* _GIVEN INSTRUCTION_: Working from the top of the listing below, retype each line through the line containing "phase lag variation</div>", both included, with no pictures.

********************

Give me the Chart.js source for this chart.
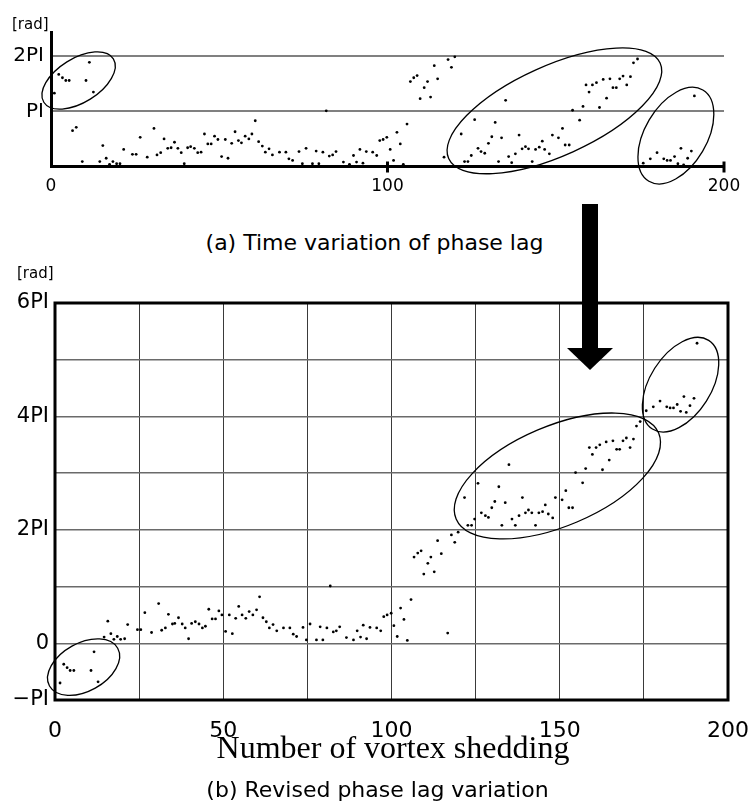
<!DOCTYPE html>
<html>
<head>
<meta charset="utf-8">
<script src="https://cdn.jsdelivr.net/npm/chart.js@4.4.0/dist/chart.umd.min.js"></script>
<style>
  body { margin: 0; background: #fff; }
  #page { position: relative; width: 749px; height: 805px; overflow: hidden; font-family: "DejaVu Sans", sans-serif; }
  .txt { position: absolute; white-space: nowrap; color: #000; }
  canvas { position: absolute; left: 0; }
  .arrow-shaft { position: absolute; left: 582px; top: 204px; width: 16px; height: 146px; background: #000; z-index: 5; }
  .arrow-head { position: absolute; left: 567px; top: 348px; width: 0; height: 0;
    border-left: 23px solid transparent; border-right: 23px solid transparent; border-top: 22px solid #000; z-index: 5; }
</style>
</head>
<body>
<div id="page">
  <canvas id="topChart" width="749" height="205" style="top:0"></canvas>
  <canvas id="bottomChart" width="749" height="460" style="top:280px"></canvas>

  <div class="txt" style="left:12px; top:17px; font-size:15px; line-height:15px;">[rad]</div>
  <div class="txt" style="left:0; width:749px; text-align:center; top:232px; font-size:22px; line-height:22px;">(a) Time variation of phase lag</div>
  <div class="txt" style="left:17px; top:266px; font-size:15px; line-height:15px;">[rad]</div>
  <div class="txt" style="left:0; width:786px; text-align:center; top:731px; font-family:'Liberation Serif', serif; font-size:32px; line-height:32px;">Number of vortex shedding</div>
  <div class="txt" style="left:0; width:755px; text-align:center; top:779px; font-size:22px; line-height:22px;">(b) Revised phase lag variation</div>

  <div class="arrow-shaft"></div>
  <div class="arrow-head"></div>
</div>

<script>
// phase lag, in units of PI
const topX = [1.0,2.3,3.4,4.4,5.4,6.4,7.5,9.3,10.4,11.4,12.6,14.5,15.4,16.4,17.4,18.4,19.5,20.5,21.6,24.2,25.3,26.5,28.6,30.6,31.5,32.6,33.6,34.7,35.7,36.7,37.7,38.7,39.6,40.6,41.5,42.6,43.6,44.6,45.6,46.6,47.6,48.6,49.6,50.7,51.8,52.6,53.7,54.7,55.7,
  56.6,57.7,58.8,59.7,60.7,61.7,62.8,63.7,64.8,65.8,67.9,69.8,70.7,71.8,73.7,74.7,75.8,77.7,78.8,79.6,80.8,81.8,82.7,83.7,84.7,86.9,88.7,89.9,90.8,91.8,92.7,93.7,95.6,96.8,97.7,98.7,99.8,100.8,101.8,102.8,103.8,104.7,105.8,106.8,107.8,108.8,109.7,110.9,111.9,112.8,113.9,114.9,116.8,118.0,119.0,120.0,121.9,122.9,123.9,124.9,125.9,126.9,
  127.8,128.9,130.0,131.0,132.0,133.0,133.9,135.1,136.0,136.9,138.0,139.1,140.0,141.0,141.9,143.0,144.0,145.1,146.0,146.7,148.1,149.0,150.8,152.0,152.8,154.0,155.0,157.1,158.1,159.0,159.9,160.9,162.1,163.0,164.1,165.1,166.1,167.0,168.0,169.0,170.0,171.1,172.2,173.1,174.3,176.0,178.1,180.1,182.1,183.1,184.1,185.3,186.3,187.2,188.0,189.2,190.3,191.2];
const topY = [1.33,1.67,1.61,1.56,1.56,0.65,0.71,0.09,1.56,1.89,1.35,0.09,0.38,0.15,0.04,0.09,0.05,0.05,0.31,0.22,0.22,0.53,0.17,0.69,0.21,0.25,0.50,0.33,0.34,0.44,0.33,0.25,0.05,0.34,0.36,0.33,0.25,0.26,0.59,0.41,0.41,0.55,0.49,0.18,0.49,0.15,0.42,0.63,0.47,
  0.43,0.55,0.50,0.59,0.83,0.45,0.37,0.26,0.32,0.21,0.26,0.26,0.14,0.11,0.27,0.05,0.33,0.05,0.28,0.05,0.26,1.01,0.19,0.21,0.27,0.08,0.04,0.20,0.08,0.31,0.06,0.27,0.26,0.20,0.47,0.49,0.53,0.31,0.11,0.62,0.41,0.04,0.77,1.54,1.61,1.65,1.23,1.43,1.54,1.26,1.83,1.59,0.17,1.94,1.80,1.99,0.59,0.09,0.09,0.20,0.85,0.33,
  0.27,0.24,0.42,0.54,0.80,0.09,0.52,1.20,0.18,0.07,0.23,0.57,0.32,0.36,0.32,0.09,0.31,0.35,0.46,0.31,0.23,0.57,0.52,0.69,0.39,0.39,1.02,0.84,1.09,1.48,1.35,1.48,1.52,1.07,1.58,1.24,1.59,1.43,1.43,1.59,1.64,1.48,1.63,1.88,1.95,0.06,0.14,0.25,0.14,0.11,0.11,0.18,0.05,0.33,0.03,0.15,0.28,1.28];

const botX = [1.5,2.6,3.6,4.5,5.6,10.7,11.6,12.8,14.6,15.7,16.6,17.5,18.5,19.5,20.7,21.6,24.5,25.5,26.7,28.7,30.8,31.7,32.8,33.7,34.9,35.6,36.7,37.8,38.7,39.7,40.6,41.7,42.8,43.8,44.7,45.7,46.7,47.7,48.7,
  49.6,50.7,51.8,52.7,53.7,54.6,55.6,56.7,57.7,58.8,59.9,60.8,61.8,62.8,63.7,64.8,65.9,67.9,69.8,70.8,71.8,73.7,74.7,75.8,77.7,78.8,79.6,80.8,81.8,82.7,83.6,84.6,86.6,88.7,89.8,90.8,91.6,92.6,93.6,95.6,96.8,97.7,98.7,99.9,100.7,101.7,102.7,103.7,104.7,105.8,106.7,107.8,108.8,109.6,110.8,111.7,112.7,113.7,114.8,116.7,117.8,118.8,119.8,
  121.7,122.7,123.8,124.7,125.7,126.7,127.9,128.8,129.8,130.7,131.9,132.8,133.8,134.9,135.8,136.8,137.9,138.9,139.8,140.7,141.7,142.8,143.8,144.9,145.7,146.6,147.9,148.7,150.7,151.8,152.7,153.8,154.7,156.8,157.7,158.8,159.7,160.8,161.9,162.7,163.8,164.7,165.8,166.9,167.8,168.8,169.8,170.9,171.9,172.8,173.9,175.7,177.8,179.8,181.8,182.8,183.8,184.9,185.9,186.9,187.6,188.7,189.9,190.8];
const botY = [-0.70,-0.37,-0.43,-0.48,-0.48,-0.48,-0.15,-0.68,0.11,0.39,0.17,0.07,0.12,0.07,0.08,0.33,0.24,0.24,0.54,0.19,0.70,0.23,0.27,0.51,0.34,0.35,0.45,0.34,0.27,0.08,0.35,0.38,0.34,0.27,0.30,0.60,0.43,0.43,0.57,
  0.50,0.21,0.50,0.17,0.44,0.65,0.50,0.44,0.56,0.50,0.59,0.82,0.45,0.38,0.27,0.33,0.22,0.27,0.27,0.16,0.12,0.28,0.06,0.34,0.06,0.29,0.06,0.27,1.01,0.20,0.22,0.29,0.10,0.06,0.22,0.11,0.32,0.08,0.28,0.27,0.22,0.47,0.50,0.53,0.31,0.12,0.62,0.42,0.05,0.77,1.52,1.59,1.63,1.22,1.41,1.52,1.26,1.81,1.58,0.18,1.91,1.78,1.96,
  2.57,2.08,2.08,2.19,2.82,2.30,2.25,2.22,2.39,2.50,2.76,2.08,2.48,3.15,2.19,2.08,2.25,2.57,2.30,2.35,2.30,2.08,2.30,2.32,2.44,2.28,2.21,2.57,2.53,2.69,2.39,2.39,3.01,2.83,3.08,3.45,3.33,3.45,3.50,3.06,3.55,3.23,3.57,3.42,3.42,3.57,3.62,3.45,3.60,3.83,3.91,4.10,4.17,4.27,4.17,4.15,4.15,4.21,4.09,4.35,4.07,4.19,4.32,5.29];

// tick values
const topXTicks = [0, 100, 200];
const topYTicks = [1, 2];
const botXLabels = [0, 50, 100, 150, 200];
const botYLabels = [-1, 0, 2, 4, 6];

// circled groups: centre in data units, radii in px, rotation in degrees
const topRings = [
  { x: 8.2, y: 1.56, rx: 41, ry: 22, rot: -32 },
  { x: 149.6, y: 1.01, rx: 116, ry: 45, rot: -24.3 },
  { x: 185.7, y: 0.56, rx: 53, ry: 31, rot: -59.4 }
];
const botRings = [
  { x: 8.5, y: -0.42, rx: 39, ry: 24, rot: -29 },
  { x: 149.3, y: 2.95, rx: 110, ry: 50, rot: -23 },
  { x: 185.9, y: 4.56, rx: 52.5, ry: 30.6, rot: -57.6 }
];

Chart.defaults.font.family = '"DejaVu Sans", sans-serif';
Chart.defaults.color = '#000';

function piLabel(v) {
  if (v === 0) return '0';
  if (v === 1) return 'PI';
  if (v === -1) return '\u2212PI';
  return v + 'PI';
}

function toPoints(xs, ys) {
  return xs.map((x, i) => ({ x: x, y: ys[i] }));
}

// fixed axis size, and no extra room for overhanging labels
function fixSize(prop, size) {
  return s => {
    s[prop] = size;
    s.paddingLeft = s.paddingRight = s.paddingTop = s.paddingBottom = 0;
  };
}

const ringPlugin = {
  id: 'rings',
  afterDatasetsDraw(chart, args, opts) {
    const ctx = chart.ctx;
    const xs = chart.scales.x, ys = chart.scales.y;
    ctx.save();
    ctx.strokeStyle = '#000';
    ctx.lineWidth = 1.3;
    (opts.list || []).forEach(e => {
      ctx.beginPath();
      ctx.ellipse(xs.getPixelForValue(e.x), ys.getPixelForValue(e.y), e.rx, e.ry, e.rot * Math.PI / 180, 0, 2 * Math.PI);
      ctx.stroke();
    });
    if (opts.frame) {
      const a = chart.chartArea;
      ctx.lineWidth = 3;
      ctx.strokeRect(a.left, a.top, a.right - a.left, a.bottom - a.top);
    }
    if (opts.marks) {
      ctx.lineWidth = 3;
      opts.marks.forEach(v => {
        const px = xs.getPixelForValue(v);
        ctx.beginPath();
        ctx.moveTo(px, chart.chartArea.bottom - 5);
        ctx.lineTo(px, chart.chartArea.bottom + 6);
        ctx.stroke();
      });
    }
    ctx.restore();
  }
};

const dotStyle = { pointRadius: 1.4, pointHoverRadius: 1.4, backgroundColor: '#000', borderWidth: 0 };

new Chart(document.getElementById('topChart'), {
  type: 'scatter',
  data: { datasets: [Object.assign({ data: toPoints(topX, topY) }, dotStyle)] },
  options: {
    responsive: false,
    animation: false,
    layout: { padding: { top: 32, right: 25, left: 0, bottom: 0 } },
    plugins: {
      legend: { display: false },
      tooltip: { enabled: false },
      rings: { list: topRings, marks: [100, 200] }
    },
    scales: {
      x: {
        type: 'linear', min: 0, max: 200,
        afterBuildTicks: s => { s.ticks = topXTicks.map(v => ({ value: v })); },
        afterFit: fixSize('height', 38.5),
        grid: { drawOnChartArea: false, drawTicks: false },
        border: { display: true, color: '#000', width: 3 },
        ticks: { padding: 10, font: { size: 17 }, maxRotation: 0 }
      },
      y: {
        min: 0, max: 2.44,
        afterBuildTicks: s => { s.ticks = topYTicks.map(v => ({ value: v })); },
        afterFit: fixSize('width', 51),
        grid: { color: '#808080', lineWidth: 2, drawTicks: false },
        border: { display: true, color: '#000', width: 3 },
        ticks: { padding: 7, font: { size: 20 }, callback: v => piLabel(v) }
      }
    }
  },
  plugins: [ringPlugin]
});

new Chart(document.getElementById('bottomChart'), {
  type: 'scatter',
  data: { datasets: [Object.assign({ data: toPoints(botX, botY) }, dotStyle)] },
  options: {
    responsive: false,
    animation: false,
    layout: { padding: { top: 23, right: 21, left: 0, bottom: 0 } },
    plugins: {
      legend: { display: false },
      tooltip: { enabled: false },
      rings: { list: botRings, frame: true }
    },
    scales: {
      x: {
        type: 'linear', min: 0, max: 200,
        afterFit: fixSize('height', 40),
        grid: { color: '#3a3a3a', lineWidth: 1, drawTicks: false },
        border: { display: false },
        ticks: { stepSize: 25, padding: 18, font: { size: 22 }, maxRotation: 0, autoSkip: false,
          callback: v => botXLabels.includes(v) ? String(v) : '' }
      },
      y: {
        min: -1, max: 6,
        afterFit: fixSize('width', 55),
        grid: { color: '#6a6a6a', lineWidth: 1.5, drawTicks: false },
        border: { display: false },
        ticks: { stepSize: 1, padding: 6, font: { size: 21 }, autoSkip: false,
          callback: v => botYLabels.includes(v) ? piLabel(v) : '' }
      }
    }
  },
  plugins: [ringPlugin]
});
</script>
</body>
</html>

********************

* _EXERCISE ANSWER_:
Give me the Chart.js source for this chart.
<!DOCTYPE html>
<html>
<head>
<meta charset="utf-8">
<script src="https://cdn.jsdelivr.net/npm/chart.js@4.4.0/dist/chart.umd.min.js"></script>
<style>
  body { margin: 0; background: #fff; }
  #page { position: relative; width: 749px; height: 805px; overflow: hidden; font-family: "DejaVu Sans", sans-serif; }
  .txt { position: absolute; white-space: nowrap; color: #000; }
  canvas { position: absolute; left: 0; }
  .arrow-shaft { position: absolute; left: 582px; top: 204px; width: 16px; height: 146px; background: #000; z-index: 5; }
  .arrow-head { position: absolute; left: 567px; top: 348px; width: 0; height: 0;
    border-left: 23px solid transparent; border-right: 23px solid transparent; border-top: 22px solid #000; z-index: 5; }
</style>
</head>
<body>
<div id="page">
  <canvas id="topChart" width="749" height="205" style="top:0"></canvas>
  <canvas id="bottomChart" width="749" height="460" style="top:280px"></canvas>

  <div class="txt" style="left:12px; top:17px; font-size:15px; line-height:15px;">[rad]</div>
  <div class="txt" style="left:0; width:749px; text-align:center; top:232px; font-size:22px; line-height:22px;">(a) Time variation of phase lag</div>
  <div class="txt" style="left:17px; top:266px; font-size:15px; line-height:15px;">[rad]</div>
  <div class="txt" style="left:0; width:786px; text-align:center; top:731px; font-family:'Liberation Serif', serif; font-size:32px; line-height:32px;">Number of vortex shedding</div>
  <div class="txt" style="left:0; width:755px; text-align:center; top:779px; font-size:22px; line-height:22px;">(b) Revised phase lag variation</div>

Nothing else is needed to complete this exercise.